The treated group also scored meaningfully better on standardized questionnaires measuring symptoms, stiffness, and pain. On a 100-point scale where higher scores indicate fewer problems, the mud therapy group scored around 67 for symptoms and 70 for stiffness one month after treatment, compared to roughly 54 in both categories for the control group. Physical activity levels increased and reported pain decreased. The combination of sustained heat delivery and mineral absorption into the skin likely explains why mud outperforms simpler hot compresses for joint conditions.
Skin Conditions
Mud therapy has also been tested for chronic inflammatory skin conditions. A clinical study of 30 psoriasis patients compared 12 days of mud-bath therapy using mineral-rich chlorinated, sulfurous, and bicarbonate water to 12 days of standard psoriasis medication. Both groups showed statistically significant reductions in itching and in their psoriasis severity scores. The mud therapy performed comparably to conventional drug treatment over the same period, suggesting it can be a useful complementary approach for managing flare-ups and improving quality of life.
The historical use tracks with these findings. Cleopatra reportedly used Dead Sea mud wraps as part of her beauty regimen, and Egyptian women used water vapor and mud treatments for skin care. These weren’t random rituals. The mineral-rich muds of the Dead Sea region contain sulfur, magnesium, and other compounds that reduce inflammation and promote skin cell turnover.

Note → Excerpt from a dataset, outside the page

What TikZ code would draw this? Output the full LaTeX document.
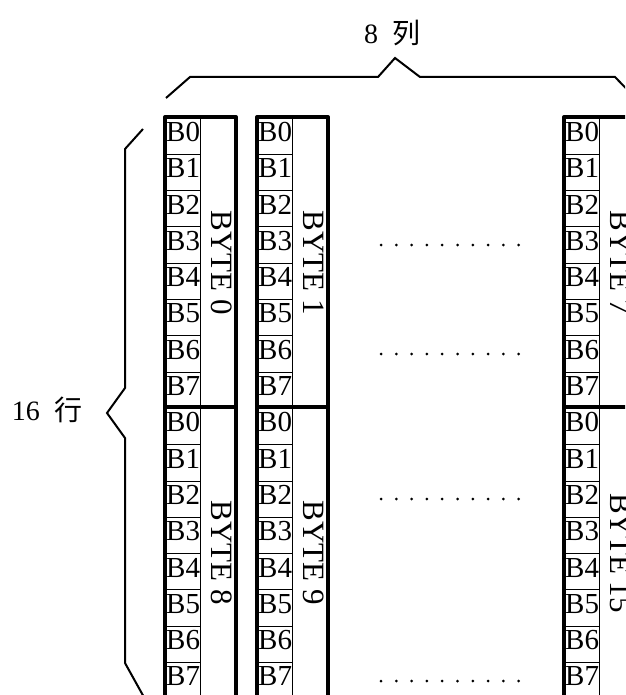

Safety and Product Quality
The main safety concern with mud products is heavy metal contamination. A study analyzing 95 samples of Dead Sea mud cosmetics found that commercially processed products generally contained lower concentrations of most metals than raw mud. Nickel, chromium, and cobalt levels fell below reference limits set by Canadian and German regulators. However, lead and cadmium occasionally exceeded stricter “technically avoidable” thresholds in some products, highlighting why quality control matters.
Zinc was frequently elevated in commercial products, but intentionally: manufacturers add zinc oxide for its skin-protective properties. Overall, Dead Sea mud cosmetics showed low-to-moderate metal levels consistent with European and North American safety guidance.
If you’re buying mud masks or bath products, look for products from established brands that reference specific mineral sources. Raw mud collected from random locations carries more risk of contamination and bacterial content than commercially processed products that undergo quality testing. Therapeutic mud used in medical spa settings in Europe follows standards referenced by the European Pharmacopoeia and is subject to certification criteria for purity and composition.
Spa Trend vs. Medical Treatment
Mudding exists on a spectrum. At one end, you have clinical pelotherapy administered at thermal medicine centers in countries like Italy, France, Hungary, and Israel, where doctors prescribe specific mud compositions for specific conditions. At the other end, you have commercial mud masks sold for cosmetic purposes, which use similar principles (oil absorption, mineral delivery) but in a less controlled way.
Both versions are “real” in the sense that the underlying mechanisms are documented and measurable. Clay absorbs oil. Mineral-rich mud delivers heat and bioactive compounds through the skin. Clinical trials show meaningful improvements in pain, mobility, and skin conditions. Where things get less reliable is in marketing claims for mass-market products that may contain minimal active clay or mineral content. A drugstore mud mask and a medical-grade peloid treatment at a thermal spa are working on the same principles, but the concentration, composition, and application method make a significant difference in results.